Material to process>
—————

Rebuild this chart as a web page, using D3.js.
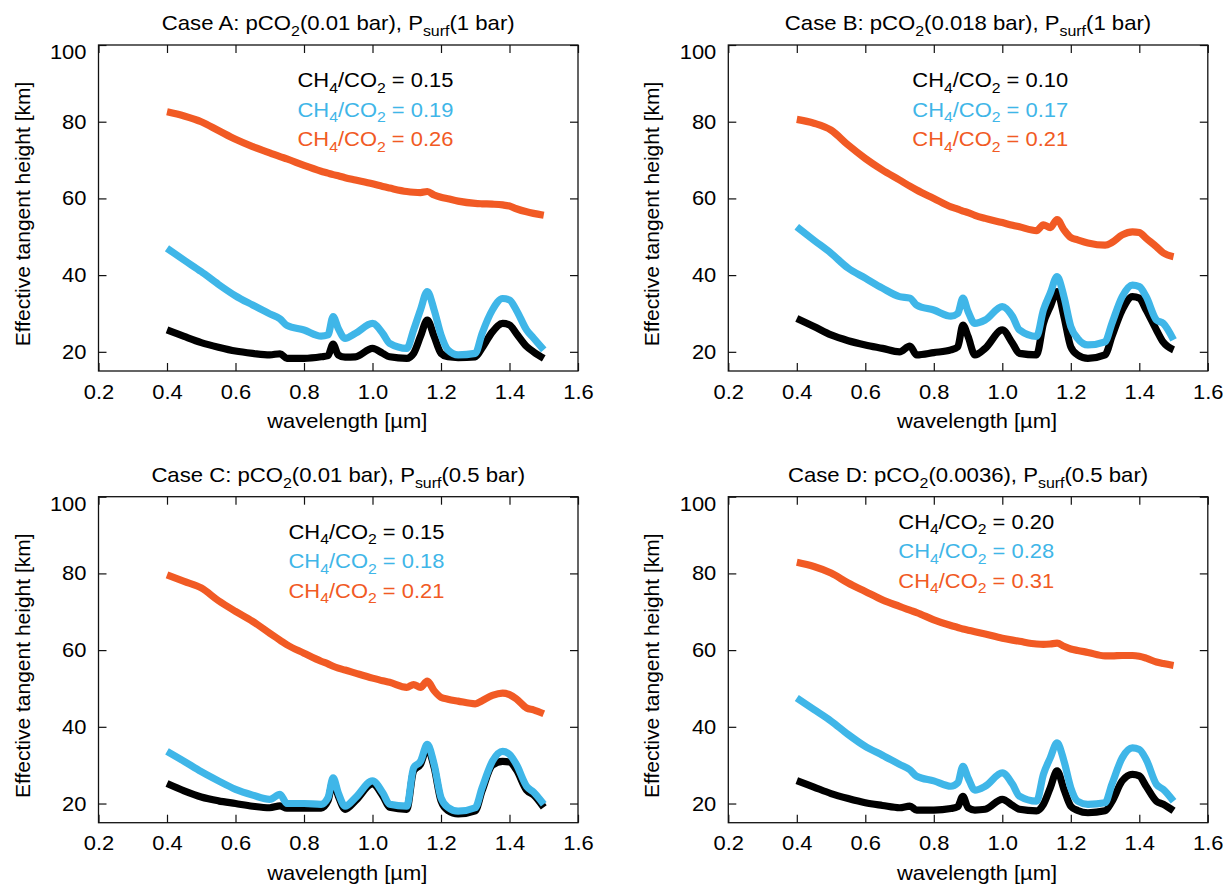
<!DOCTYPE html>
<html>
<head>
<meta charset="utf-8">
<script src="https://cdn.jsdelivr.net/npm/d3@7"></script>
<style>
  body { margin: 0; background: #fff; }
  svg text { font-family: "Liberation Sans", Arial, Helvetica, sans-serif; fill: #000; white-space: pre; }
</style>
</head>
<body>
<svg id="chart" width="1223" height="886"></svg>
<script>
// shared wavelength grid [µm]
const wavelength = [0.40, 0.45, 0.50, 0.55, 0.60, 0.65, 0.70, 0.73, 0.75, 0.80, 0.85, 0.87, 0.885, 0.90, 0.92, 0.95,
  1.00, 1.03, 1.05, 1.10, 1.12, 1.14, 1.16, 1.18, 1.20, 1.22, 1.25, 1.30, 1.32, 1.35, 1.38, 1.40, 1.42, 1.45, 1.47, 1.50];

// effective tangent height [km]
const caseA_black = [25.7, 24.0, 22.4, 21.2, 20.2, 19.6, 19.2, 19.5, 18.3, 18.3, 18.7, 19.0, 22.0, 19.2, 18.6, 18.7,
  20.9, 19.6, 18.7, 18.3, 19.6, 24.0, 28.3, 24.0, 19.6, 18.7, 18.5, 18.7, 21.0, 25.2, 27.4, 27.0, 24.8, 21.4, 20.0, 18.3];
const caseA_blue = [47.0, 43.9, 40.9, 37.6, 34.6, 32.2, 29.9, 28.6, 26.9, 25.7, 24.1, 24.4, 29.2, 26.1, 23.5, 24.8,
  27.4, 24.8, 22.2, 20.9, 25.7, 30.9, 35.7, 30.9, 24.4, 20.5, 19.2, 19.6, 24.8, 30.9, 33.9, 33.5, 30.9, 25.7, 23.6, 20.5];
const caseA_orange = [82.6, 81.5, 80.0, 77.7, 75.4, 73.5, 71.9, 70.9, 70.3, 68.6, 67.1, 66.6, 66.2, 65.9, 65.4, 64.8,
  63.8, 63.1, 62.7, 61.8, 61.6, 61.5, 61.8, 60.9, 60.3, 59.9, 59.3, 58.7, 58.6, 58.5, 58.3, 58.0, 57.3, 56.5, 56.1, 55.6];

const caseB_black = [28.7, 26.6, 24.4, 22.9, 21.8, 20.9, 20.0, 21.5, 19.2, 19.8, 20.5, 21.3, 27.0, 24.0, 19.2, 20.9,
  25.7, 22.2, 19.6, 19.2, 27.4, 31.8, 35.7, 29.2, 21.3, 19.2, 18.3, 19.2, 24.0, 30.9, 34.4, 34.0, 30.9, 25.7, 22.5, 20.5];
const caseB_blue = [52.6, 49.1, 45.7, 41.8, 39.2, 36.6, 34.4, 34.0, 32.2, 30.9, 29.3, 30.0, 34.0, 30.5, 27.4, 28.3,
  31.8, 29.2, 25.7, 24.0, 30.9, 35.3, 39.6, 34.4, 26.6, 23.5, 21.8, 22.6, 27.4, 34.4, 37.4, 37.0, 34.4, 28.3, 27.4, 23.1];
const caseB_orange = [80.6, 79.6, 77.8, 73.9, 70.4, 67.4, 64.8, 63.2, 62.2, 60.0, 57.8, 57.2, 56.7, 56.3, 55.6, 54.8,
  53.7, 53.0, 52.6, 51.6, 53.1, 52.4, 54.5, 51.8, 49.8, 49.2, 48.4, 47.8, 48.5, 50.5, 51.3, 51.1, 49.6, 47.4, 45.8, 44.8];

const caseC_black = [25.2, 23.3, 21.7, 20.7, 20.0, 19.3, 18.9, 19.4, 18.8, 18.8, 18.8, 20.7, 25.9, 22.0, 18.5, 20.7,
  25.1, 22.0, 19.0, 18.5, 28.5, 30.2, 34.5, 29.4, 20.7, 18.2, 17.3, 18.1, 23.3, 30.0, 31.0, 30.8, 28.8, 23.5, 22.3, 19.0];
const caseC_blue = [33.6, 31.0, 28.3, 25.9, 23.7, 22.2, 21.1, 22.4, 20.0, 20.0, 19.8, 21.5, 26.7, 22.8, 19.3, 21.5,
  25.9, 22.8, 19.8, 19.3, 29.3, 31.0, 35.4, 30.2, 21.5, 19.0, 18.0, 18.9, 24.1, 31.0, 33.6, 32.8, 30.2, 24.5, 23.0, 19.8];
const caseC_orange = [79.6, 77.9, 76.2, 72.9, 70.1, 67.5, 64.4, 62.6, 61.4, 59.2, 57.1, 56.4, 55.8, 55.3, 54.8, 54.0,
  52.7, 52.0, 51.6, 50.3, 51.0, 50.3, 51.9, 49.4, 47.7, 47.2, 46.7, 46.0, 46.8, 48.2, 48.8, 48.4, 47.3, 44.9, 44.4, 43.4];

const caseD_black = [26.0, 24.3, 22.6, 21.3, 20.2, 19.5, 18.9, 19.3, 18.3, 18.3, 18.7, 19.2, 21.9, 18.9, 18.3, 18.5,
  21.1, 19.5, 18.5, 18.1, 19.8, 24.1, 28.5, 23.7, 19.3, 18.2, 17.6, 18.1, 20.5, 25.9, 27.6, 27.2, 24.5, 20.6, 19.8, 18.1];
const caseD_blue = [47.5, 44.5, 41.5, 38.0, 34.9, 32.6, 30.2, 28.8, 27.1, 25.9, 24.5, 25.4, 29.7, 26.7, 23.5, 24.5,
  28.0, 25.0, 21.9, 20.6, 27.6, 31.9, 35.8, 31.1, 24.1, 20.6, 19.8, 20.2, 25.0, 31.9, 34.5, 34.1, 31.5, 25.0, 23.7, 20.6];
const caseD_orange = [82.9, 81.8, 80.1, 77.5, 75.3, 73.1, 71.4, 70.4, 69.8, 67.9, 66.4, 65.9, 65.5, 65.2, 64.8, 64.2,
  63.1, 62.6, 62.3, 61.6, 61.5, 61.6, 61.8, 61.0, 60.3, 59.9, 59.4, 58.5, 58.5, 58.6, 58.6, 58.4, 57.9, 56.9, 56.5, 56.0];

const panelTitles = [
  "Case A: pCO_{2}(0.01 bar), P_{surf}(1 bar)",
  "Case B: pCO_{2}(0.018 bar), P_{surf}(1 bar)",
  "Case C: pCO_{2}(0.01 bar), P_{surf}(0.5 bar)",
  "Case D: pCO_{2}(0.0036), P_{surf}(0.5 bar)",
];
const ratios = [
  ["0.15", "0.19", "0.26"],
  ["0.10", "0.17", "0.21"],
  ["0.15", "0.18", "0.21"],
  ["0.20", "0.28", "0.31"],
];
const xTicks = [0.2, 0.4, 0.6, 0.8, 1.0, 1.2, 1.4, 1.6];
const yTicks = [20, 40, 60, 80, 100];
const seriesColors = ["#000000", "#3fb6e8", "#f15a24"];

const panelSeries = [
  [caseA_black, caseA_blue, caseA_orange],
  [caseB_black, caseB_blue, caseB_orange],
  [caseC_black, caseC_blue, caseC_orange],
  [caseD_black, caseD_blue, caseD_orange],
];

// layout
const frames = [
  { left: 98.5, top: 45, legendX: 199, legendY: 42 },
  { left: 728.3, top: 45, legendX: 184, legendY: 42 },
  { left: 98.5, top: 496.7, legendX: 190, legendY: 42 },
  { left: 728.3, top: 496.7, legendX: 170, legendY: 32 },
];
const plotW = 479.5, plotH = 326;
const stretch = 1.07; // source figure text is slightly wide

const svg = d3.select("#chart");

// writes "abc_{sub}def" as tspans with subscripts
function richText(sel, str, size) {
  const parts = str.split(/(_\{[^}]*\})/).filter((p) => p.length);
  let shifted = false;
  parts.forEach((p) => {
    const sub = p.startsWith("_{");
    const t = sel.append("tspan").text(sub ? p.slice(2, -1) : p);
    if (sub) {
      t.attr("font-size", size * 0.72).attr("dy", size * 0.28);
      shifted = true;
    } else if (shifted) {
      t.attr("dy", -size * 0.28);
      shifted = false;
    }
  });
}

// horizontal text placed at (x, y) with the stretch applied
function wideText(parent, x, y, size) {
  return parent.append("text")
    .attr("transform", `translate(${x},${y}) scale(${stretch},1)`)
    .attr("font-size", size);
}

panelSeries.forEach((series, p) => {
  const f = frames[p];
  const g = svg.append("g").attr("transform", `translate(${f.left},${f.top})`);
  const x = d3.scaleLinear().domain([0.2, 1.6]).range([0, plotW]);
  const y = d3.scaleLinear().domain([15, 100]).range([plotH, 0]);

  // curves
  const line = d3.line().x((_, i) => x(wavelength[i])).y((d) => y(d)).curve(d3.curveMonotoneX);
  series.forEach((vals, s) => {
    g.append("path").datum(vals).attr("d", line)
      .attr("fill", "none").attr("stroke", seriesColors[s])
      .attr("stroke-width", 7.2).attr("stroke-linejoin", "round").attr("stroke-linecap", "butt");
  });

  // axes (ticks inward on all sides)
  const fontSize = 20.5;
  const bottom = g.append("g").attr("transform", `translate(0,${plotH})`)
    .call(d3.axisBottom(x).tickValues(xTicks).tickSizeInner(-8).tickSizeOuter(0).tickPadding(13).tickFormat(d3.format(".1f")));
  const left = g.append("g")
    .call(d3.axisLeft(y).tickValues(yTicks).tickSizeInner(-8).tickSizeOuter(0).tickPadding(12).tickFormat(d3.format("d")));
  g.append("g").call(d3.axisTop(x).tickValues(xTicks).tickSizeInner(-8).tickSizeOuter(0).tickFormat(""));
  g.append("g").attr("transform", `translate(${plotW},0)`)
    .call(d3.axisRight(y).tickValues(yTicks).tickSizeInner(-8).tickSizeOuter(0).tickFormat(""));
  g.selectAll(".domain").remove();
  g.selectAll(".tick line").attr("stroke", "#111").attr("stroke-width", 1.2);
  [bottom, left].forEach((a) => a.attr("font-size", fontSize).attr("font-family", null));
  bottom.selectAll(".tick text").attr("transform", `scale(${stretch},1)`);
  left.selectAll(".tick text").attr("transform", `translate(-12,0) scale(${stretch},1)`).attr("x", 0);
  left.selectAll(".tick text").filter((d) => d === 100).attr("y", 7);

  g.append("rect").attr("width", plotW).attr("height", plotH)
    .attr("fill", "none").attr("stroke", "#111").attr("stroke-width", 1.3);

  // title
  const title = wideText(g, plotW / 2, -15, 20.7).attr("text-anchor", "middle");
  richText(title, panelTitles[p], 20.7);

  // axis labels
  wideText(g, plotW / 2 + 9, plotH + 57, fontSize).attr("text-anchor", "middle").text("wavelength [µm]");
  g.append("text").attr("transform", `translate(-69,${plotH / 2 + 6}) rotate(-90)`)
    .attr("text-anchor", "middle").attr("font-size", 21).text("Effective tangent height [km]");

  // legend
  ratios[p].forEach((r, s) => {
    const t = wideText(g, f.legendX, f.legendY + s * 29.5, fontSize).style("fill", seriesColors[s]);
    richText(t, `CH_{4}/CO_{2} = ${r}`, fontSize);
  });
});
</script>
</body>
</html>
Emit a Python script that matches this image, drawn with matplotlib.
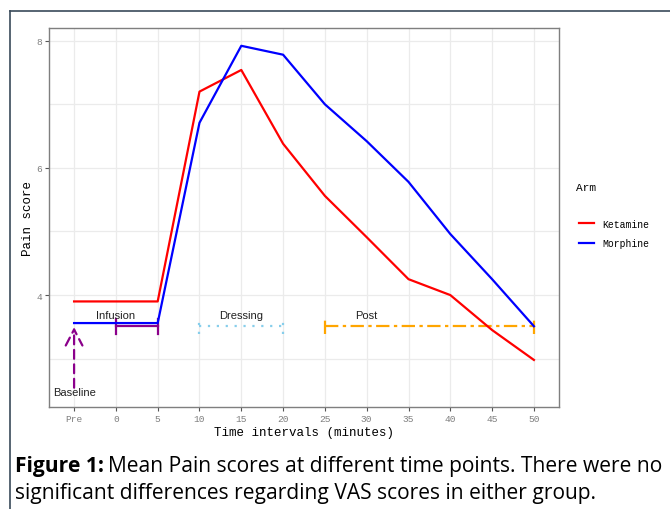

—————

Look at the listing and set down only the lines from its start through the line with "1.45, 1.47, 1.50];", word for word and without pictures.

Rebuild this chart as a web page, using D3.js.
<!DOCTYPE html>
<html>
<head>
<meta charset="utf-8">
<script src="https://cdn.jsdelivr.net/npm/d3@7"></script>
<style>
  body { margin: 0; background: #fff; }
  svg text { font-family: "Liberation Sans", Arial, Helvetica, sans-serif; fill: #000; white-space: pre; }
</style>
</head>
<body>
<svg id="chart" width="1223" height="886"></svg>
<script>
// shared wavelength grid [µm]
const wavelength = [0.40, 0.45, 0.50, 0.55, 0.60, 0.65, 0.70, 0.73, 0.75, 0.80, 0.85, 0.87, 0.885, 0.90, 0.92, 0.95,
  1.00, 1.03, 1.05, 1.10, 1.12, 1.14, 1.16, 1.18, 1.20, 1.22, 1.25, 1.30, 1.32, 1.35, 1.38, 1.40, 1.42, 1.45, 1.47, 1.50];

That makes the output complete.